— start of Records supplied —
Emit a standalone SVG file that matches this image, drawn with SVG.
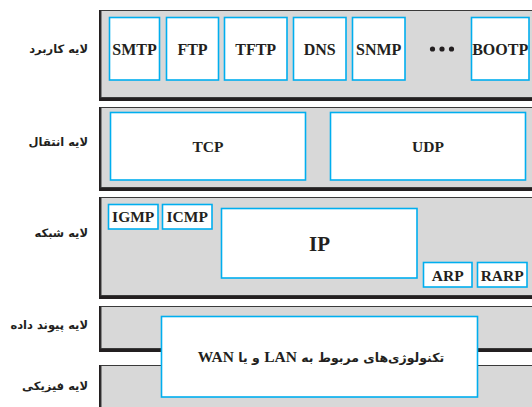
— end of Records supplied —
— start of Records supplied —
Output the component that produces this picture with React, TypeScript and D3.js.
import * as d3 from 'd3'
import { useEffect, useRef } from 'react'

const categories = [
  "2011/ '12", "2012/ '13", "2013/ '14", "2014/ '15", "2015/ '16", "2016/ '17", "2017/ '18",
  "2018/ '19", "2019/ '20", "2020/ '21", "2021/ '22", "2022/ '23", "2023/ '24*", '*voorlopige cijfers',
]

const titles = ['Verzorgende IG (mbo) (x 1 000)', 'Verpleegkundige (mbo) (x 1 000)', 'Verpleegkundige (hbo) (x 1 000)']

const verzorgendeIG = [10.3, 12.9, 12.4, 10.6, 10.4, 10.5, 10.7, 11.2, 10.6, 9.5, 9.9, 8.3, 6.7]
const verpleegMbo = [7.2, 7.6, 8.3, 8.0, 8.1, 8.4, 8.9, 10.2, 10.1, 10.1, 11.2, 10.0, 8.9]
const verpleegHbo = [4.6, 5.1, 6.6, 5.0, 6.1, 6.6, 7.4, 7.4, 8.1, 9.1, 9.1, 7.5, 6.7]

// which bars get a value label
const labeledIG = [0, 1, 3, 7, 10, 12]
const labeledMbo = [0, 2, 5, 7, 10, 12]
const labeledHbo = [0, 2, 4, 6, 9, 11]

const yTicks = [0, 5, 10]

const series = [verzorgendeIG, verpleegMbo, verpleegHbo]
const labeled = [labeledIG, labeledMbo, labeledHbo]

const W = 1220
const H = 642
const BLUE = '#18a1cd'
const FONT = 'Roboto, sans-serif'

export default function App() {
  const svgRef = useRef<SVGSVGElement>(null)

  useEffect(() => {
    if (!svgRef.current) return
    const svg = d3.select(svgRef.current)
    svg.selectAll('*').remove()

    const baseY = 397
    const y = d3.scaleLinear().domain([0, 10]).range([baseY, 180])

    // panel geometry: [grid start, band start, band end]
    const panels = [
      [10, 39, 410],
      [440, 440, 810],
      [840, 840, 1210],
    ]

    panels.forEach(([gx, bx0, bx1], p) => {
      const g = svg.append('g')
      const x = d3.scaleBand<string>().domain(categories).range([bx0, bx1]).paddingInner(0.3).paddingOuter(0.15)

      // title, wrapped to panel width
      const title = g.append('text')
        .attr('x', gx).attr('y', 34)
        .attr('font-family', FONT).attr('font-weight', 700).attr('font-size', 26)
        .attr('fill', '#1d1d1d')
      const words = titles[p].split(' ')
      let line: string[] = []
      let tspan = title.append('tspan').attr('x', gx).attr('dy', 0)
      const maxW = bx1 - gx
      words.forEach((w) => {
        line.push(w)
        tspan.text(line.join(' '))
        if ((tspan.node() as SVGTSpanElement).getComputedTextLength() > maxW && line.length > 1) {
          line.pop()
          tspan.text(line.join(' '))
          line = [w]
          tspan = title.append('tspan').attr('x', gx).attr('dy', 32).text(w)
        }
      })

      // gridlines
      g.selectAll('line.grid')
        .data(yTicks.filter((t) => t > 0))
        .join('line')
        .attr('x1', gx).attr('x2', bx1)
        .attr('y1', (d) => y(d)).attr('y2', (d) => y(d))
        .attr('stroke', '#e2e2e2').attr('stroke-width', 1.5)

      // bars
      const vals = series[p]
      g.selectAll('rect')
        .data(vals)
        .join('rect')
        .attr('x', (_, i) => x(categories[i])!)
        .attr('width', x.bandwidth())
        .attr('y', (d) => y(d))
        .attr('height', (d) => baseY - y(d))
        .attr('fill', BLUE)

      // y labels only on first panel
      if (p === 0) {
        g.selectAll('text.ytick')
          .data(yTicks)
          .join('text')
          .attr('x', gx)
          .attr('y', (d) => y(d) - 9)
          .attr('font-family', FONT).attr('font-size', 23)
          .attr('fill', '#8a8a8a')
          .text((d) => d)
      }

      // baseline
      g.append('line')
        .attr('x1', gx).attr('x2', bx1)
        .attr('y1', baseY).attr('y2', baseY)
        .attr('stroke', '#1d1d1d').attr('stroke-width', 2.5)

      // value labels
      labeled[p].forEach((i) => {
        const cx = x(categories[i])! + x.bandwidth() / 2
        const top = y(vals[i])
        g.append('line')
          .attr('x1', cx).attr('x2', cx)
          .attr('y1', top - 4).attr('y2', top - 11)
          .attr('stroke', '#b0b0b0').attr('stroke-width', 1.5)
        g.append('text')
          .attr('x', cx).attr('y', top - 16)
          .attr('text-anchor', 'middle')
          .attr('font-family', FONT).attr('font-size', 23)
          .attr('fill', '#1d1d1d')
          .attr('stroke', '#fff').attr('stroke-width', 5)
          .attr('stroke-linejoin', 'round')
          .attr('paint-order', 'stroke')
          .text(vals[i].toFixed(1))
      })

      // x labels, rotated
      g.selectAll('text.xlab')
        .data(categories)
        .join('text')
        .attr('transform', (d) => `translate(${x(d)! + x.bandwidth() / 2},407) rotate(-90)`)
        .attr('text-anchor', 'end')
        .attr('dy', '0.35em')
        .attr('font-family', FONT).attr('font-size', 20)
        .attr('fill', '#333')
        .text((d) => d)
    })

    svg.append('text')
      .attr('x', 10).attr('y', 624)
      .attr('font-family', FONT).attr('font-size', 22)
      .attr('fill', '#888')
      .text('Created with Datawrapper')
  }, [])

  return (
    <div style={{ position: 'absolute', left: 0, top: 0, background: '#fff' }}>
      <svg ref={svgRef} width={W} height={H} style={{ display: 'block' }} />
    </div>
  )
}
— end of Records supplied —
— start of Records supplied —
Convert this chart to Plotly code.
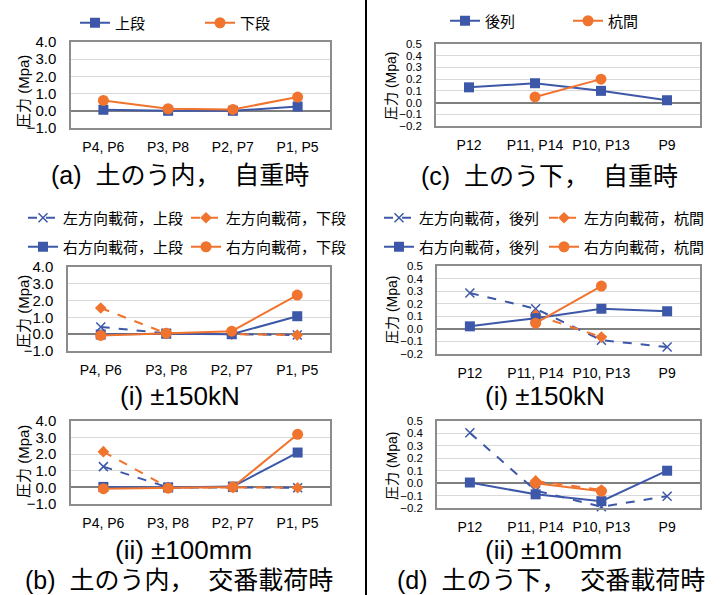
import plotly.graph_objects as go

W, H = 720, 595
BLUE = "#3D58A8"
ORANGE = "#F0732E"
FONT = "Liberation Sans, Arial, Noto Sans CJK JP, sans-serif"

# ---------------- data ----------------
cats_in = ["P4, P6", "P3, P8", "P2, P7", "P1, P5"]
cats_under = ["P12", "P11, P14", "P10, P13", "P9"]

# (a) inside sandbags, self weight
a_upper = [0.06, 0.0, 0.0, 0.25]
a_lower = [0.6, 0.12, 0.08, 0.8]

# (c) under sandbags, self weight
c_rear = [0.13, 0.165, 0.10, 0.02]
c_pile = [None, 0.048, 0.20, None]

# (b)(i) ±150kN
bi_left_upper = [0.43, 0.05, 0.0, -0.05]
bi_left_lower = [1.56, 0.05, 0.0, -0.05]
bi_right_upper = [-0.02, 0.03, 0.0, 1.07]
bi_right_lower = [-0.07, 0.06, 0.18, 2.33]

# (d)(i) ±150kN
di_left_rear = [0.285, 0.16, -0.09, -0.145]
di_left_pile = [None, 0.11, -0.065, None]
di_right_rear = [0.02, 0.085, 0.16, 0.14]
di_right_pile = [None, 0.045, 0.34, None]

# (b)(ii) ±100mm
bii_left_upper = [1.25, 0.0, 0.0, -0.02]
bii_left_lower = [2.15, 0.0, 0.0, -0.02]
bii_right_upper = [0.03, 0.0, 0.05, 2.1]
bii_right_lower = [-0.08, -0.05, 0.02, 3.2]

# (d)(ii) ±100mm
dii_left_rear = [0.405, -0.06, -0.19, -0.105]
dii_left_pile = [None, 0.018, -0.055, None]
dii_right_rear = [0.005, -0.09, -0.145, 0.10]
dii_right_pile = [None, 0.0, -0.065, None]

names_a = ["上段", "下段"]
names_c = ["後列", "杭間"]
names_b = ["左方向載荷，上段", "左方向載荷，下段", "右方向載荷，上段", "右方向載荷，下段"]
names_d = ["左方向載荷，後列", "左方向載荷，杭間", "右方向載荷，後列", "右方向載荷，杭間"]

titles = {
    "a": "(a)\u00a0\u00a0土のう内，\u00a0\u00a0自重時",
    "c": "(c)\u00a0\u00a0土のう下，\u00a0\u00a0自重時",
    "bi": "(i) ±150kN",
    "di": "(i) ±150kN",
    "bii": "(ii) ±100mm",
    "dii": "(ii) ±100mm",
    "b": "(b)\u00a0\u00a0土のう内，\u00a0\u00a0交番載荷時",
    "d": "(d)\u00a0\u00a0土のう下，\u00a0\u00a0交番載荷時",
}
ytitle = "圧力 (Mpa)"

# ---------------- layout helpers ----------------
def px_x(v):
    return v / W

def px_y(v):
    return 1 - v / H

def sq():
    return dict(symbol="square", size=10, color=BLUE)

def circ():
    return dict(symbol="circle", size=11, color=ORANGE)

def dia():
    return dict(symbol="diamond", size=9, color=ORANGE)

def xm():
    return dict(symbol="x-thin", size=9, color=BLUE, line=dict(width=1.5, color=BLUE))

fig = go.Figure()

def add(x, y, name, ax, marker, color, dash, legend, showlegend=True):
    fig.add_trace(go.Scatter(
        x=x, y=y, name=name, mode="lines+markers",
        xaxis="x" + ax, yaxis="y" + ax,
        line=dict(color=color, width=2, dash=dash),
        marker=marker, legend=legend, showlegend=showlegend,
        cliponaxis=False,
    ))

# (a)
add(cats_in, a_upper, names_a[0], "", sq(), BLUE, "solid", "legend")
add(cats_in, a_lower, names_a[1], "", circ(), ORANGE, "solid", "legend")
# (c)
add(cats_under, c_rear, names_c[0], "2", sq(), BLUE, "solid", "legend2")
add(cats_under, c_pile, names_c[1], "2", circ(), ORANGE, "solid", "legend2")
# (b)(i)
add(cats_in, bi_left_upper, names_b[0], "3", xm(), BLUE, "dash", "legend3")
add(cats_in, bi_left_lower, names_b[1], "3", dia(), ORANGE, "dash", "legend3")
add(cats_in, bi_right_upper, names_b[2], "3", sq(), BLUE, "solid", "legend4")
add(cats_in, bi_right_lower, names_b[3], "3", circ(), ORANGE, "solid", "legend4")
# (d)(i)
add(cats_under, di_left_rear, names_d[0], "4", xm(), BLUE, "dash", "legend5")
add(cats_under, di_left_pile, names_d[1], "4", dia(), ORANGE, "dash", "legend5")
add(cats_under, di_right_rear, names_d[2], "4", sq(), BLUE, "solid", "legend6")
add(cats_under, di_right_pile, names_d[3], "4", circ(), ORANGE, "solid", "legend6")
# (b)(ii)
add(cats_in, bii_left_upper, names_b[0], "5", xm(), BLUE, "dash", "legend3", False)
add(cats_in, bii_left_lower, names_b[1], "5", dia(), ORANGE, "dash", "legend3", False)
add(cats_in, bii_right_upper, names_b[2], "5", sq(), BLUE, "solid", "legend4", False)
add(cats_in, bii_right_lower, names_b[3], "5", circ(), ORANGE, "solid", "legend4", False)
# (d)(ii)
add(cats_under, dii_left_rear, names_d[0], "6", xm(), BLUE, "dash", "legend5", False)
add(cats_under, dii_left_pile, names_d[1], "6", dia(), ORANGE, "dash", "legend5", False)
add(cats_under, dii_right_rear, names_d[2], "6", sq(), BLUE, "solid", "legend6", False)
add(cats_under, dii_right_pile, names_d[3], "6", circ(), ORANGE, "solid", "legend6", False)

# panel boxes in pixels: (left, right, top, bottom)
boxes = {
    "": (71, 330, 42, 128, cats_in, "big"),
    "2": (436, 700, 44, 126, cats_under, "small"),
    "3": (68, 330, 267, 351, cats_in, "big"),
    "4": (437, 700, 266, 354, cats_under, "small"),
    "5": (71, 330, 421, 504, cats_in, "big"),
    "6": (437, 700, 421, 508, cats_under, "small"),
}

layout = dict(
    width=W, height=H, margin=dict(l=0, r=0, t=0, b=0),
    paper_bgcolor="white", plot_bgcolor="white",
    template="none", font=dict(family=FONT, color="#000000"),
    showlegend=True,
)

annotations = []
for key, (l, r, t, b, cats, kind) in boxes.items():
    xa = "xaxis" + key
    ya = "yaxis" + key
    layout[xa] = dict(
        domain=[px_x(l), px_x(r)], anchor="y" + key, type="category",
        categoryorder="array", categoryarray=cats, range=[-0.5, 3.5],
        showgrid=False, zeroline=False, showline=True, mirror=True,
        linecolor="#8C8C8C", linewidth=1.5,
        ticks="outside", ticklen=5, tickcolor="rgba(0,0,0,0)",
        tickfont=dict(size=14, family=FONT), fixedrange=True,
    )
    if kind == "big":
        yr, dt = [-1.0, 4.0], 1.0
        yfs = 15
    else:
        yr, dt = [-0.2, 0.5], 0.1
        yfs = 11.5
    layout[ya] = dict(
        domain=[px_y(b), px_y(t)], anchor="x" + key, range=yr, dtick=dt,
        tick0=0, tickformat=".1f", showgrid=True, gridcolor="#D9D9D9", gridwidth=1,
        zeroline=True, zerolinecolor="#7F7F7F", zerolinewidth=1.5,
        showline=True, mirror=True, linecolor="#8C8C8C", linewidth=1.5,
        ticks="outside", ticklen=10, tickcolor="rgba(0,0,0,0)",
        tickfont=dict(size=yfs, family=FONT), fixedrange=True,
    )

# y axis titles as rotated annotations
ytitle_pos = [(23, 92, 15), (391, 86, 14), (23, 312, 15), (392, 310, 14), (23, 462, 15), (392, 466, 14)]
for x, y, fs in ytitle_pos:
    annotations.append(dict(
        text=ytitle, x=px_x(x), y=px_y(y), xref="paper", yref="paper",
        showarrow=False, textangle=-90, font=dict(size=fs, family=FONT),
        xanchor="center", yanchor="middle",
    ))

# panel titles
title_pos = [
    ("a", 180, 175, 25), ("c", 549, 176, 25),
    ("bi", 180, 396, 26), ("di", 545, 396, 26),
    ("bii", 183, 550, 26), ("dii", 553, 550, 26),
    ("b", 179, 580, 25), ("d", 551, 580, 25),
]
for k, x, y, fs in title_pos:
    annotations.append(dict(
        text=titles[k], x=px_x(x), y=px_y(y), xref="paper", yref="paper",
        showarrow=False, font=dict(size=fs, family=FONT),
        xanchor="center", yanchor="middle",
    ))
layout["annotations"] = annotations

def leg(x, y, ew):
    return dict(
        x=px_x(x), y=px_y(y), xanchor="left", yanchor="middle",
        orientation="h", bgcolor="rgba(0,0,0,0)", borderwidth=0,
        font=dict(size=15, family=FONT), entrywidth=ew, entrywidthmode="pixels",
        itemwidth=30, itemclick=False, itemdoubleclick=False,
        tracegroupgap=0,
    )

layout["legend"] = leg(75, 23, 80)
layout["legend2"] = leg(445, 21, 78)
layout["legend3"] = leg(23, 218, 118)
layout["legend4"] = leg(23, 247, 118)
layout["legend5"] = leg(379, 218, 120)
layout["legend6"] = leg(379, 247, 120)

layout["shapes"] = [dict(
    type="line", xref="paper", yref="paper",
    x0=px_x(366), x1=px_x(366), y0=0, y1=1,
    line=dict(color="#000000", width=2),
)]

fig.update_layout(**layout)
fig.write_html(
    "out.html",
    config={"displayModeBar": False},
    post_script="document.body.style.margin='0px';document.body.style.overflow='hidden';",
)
— end of Records supplied —
■ Problem description
Of all the entries above, repeat only the lines from the line that has "Output the component" to the line that has "9.1, 7.5, 6.7]", both lines included, exactly.

■ Exercise answer
Output the component that produces this picture with React, TypeScript and D3.js.
import * as d3 from 'd3'
import { useEffect, useRef } from 'react'

const categories = [
  "2011/ '12", "2012/ '13", "2013/ '14", "2014/ '15", "2015/ '16", "2016/ '17", "2017/ '18",
  "2018/ '19", "2019/ '20", "2020/ '21", "2021/ '22", "2022/ '23", "2023/ '24*", '*voorlopige cijfers',
]

const titles = ['Verzorgende IG (mbo) (x 1 000)', 'Verpleegkundige (mbo) (x 1 000)', 'Verpleegkundige (hbo) (x 1 000)']

const verzorgendeIG = [10.3, 12.9, 12.4, 10.6, 10.4, 10.5, 10.7, 11.2, 10.6, 9.5, 9.9, 8.3, 6.7]
const verpleegMbo = [7.2, 7.6, 8.3, 8.0, 8.1, 8.4, 8.9, 10.2, 10.1, 10.1, 11.2, 10.0, 8.9]
const verpleegHbo = [4.6, 5.1, 6.6, 5.0, 6.1, 6.6, 7.4, 7.4, 8.1, 9.1, 9.1, 7.5, 6.7]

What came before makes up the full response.